Reliability of range-separated hybrid functionals for describing magnetic coupling in molecular systems

The performance of the Heyd-Scuseria-Ernzerhorf (HSE) and single parameter long-range corrected Perdew-Burke-Ernzerhorf (LC-omega PBE) range-separated hybrids for predicting magnetic coupling constants has been investigated for a broad set of magnetic molecular systems for which accurate experimental data exist. The set includes the H-He-H model system, two organic diradicals with different magnetic behaviors, and a series of Cu dinuclear complexes with a broad range of magnetic coupling values. Both HSE and LC-omega PBE provide a significant improvement to standard hybrids such as the well-known hybrid Becke-3-parameters exchange with Lee-Yang-Parr correlation (B3LYP) functional.

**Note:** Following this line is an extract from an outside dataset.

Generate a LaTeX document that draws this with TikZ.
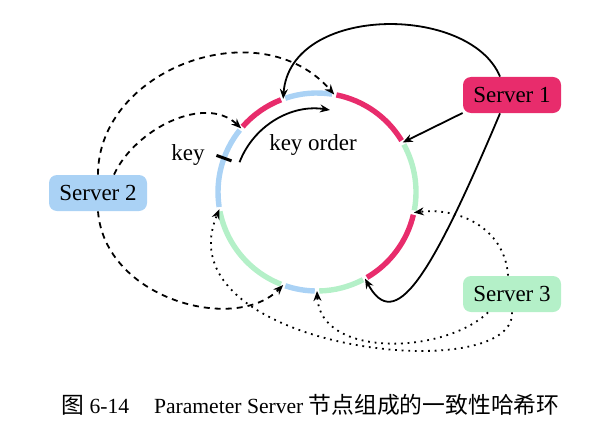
\documentclass[tikz,border=0pt]{standalone}
\usepackage{fontspec}
\setmainfont{Liberation Serif}
\newfontfamily\cjk{Noto Sans CJK SC}
\usetikzlibrary{calc, arrows.meta}

\definecolor{ringred}{RGB}{232,44,108}
\definecolor{ringblue}{RGB}{170,210,245}
\definecolor{ringgreen}{RGB}{180,240,200}

\begin{document}
\begin{tikzpicture}[
    x=0.5pt, y=0.5pt,
    server/.style={rectangle, rounded corners=4pt, minimum width=49pt, minimum height=18pt,
        inner sep=0pt, font=\fontsize{11.5}{13}\selectfont},
    label/.style={inner sep=0pt, font=\fontsize{11.5}{13}\selectfont},
    seg/.style={line width=2.7pt},
    solidarrow/.style={-{Stealth[length=5pt, width=4pt]}, line width=0.9pt},
    dashedarrow/.style={solidarrow, dash pattern=on 3pt off 2.5pt},
    dottedarrow/.style={solidarrow, dash pattern=on 0.9pt off 2.4pt}
]
\useasboundingbox (0,0) rectangle (613,429);

% Hash ring
\coordinate (c) at (317,237);
\foreach \a/\b/\col in {-12/30/ringgreen, 30/80/ringred, 80/110/ringblue, 110/140/ringred,
    140/190/ringblue, 190/250/ringgreen, 250/270/ringblue, 270/299/ringgreen, 299/348/ringred}
    \draw[seg, \col] ($(c)+(\a+1.3:99)$) arc[start angle=\a+1.3, end angle=\b-1.3, radius=99];

% Gaps on the ring
\foreach \g in {30,80,110,140,190,250,270,299,348}
    \coordinate (g\g) at ($(c)+(\g:99)$);

% Servers
\node[server, fill=ringred] (s1) at (512,334) {Server 1};
\node[server, fill=ringblue] (s2) at (98,236) {Server 2};
\node[server, fill=ringgreen] (s3) at (512,135) {Server 3};

% Key and key order
\node[label] (key) at (188,274) {key};
\coordinate (keyin) at ($(c)+(160:91)$);
\coordinate (keyout) at ($(c)+(160:107)$);
\draw[line width=1.5pt] (keyin) -- (keyout);
\coordinate (orderstart) at ($(c)+(159:83)$);
\draw[solidarrow] (orderstart) arc[start angle=159, end angle=81, radius=83];
\node[label] (order) at (313,284) {key order};

% Server 1
\draw[solidarrow] (s1.200) -- (g30);
\draw[solidarrow] ([xshift=-6pt]s1.north) .. controls (470,425) and (290,425) .. (g110);
\draw[solidarrow] ([xshift=-6pt]s1.south) .. controls (430,150) and (395,95) .. (g299);

% Server 2
\draw[dashedarrow] (s2.north) .. controls (98,360) and (260,420) .. (g80);
\draw[dashedarrow] ([xshift=8pt]s2.north) .. controls (135,300) and (205,335) .. (g140);
\draw[dashedarrow] (s2.south) .. controls (105,130) and (235,95) .. (g250);

% Server 3
\draw[dottedarrow] ([xshift=-2pt]s3.north) .. controls (505,200) and (460,222) .. (g348);
\draw[dottedarrow] ([xshift=-12pt]s3.south) .. controls (445,75) and (320,70) .. (g270);
\draw[dottedarrow] (s3.south) .. controls (515,40) and (160,80) .. (g190);

% Caption
\node[inner sep=0pt, anchor=west, font=\fontsize{10.8}{13}\selectfont] (caption) at (61,24)
    {{\cjk\fontsize{11.4}{13}\selectfont 图}~6-14\hspace{1.15em}Parameter Server
     {\cjk\fontsize{11.4}{13}\selectfont 节点组成的一致性哈希环}};

\end{tikzpicture}
\end{document}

Nevertheless, the performance of these two range-separated hybrid functionals is different: HSE overestimates antiferromagnetic and ferromagnetic interactions in Cu dinuclear complexes (although significantly less than B3LYP), whereas LC-omega PBE treats ferro- and antiferromagnetic couplings on a much more balanced way. The increased accuracy of LC-omega PBE suggests that the inclusion of 100% Hartree-Fock exchange considered in the definition of this long-range corrected hybrid functional has important consequences for an accurate description of exchange and correlation effects on the electronic structure of open shell systems. On the other hand, HSE, which was developed with periodic systems in mind, also performs quite well (and better than B3LYP) thus opening the possibility of magnetic coupling studies in metal oxides and other challenging solids.